In my previous post, I told the story of an exchange I had with a churlish telemarketer. I wonder if I was an unknowing character in a scene of retribution: “Next time, I [churlish telemarketer] am going to tell the person s/he is an asshole!”
That thought makes me reflect on answers not given. Monday morning quarterbacking. The “what I should have said” moments.
There is a lot of tongue-holding as a professor. When replying to a student’s inquiry where the honest response is “I wish you knew that,” I take a deep breath and say something more informative and less snippy. “No, you can’t take the final exam early. See my explanation on page 3 of the syllabus.” Or “Yes, the page limit is strict. The assignment instructions say ‘no exceptions to the page limit.'”
The poet Tom Wayman wrote not just one, but six perfect responses to a common student question, “Did I Miss Anything?” I can live with my second-choice replies to many questions knowing Wayman’s sweetly sarcastic responses are out there for “Did I Miss Anything?” The very best stanza:
Nothing. When you are not present
how could something significant occur?
Read the whole poem. It delivers.
When I was a new assistant professor, a friend told me about the time he presented a research paper at Wharton. In the Q&A, one of the host faculty members announced,
This is the worst paper I have ever seen.
I can’t remember what my friend told me he said in the moment. Later he realized he missed the opportunity for the world’s best response:
You haven’t seen my other papers.
Now I eagerly await the time when someone tells me “this is the worst…I have ever seen” so I can use his clever retort. The optimist in me laughs at the pessimist in me; the frightening possibility is now a brash dare to the universe.
Another example from academia, from an article last month in The Paris Review. The author describes her job interviews for a faculty position.
On the third day of the interview, the head of the creative department asks me if the courses I would be expected to teach should even exist. “No,” I wish I had said as I made my body gently vanish. “They shouldn’t exist at all.” Instead I say yes, and pull a beautiful, made-up reason from the air and offer it to him as a gift.
To adapt a phrase from a familiar telemarketer (see previous post), does this man “work at an asshole [university]?” I can understand my telemarketer’s rudeness. That job sucks. But the chair of a university department? What’s his excuse for that inexcusable question?

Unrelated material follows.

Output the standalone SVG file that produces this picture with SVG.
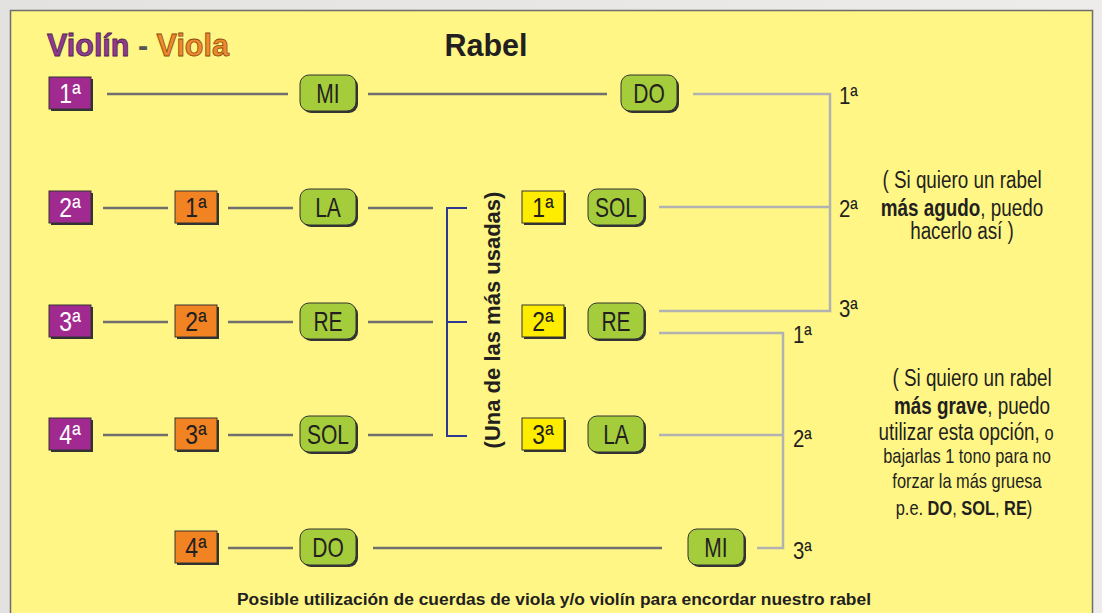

These thoughts about the “what I should have said” moments dovetail with my Pinterest-flavored Zen:
Three things you cannot recover in life:
the word after it’s said,
the moment after it’s missed,
and the time after it’s gone.
That statement may be strictly true. But there is some recovery, in both senses of the word, in revisiting the moment and revising the script, finding the “what I should have said.” Debriefing with a friend, reading a perfect poem, or composing a blog post are delightful second chances.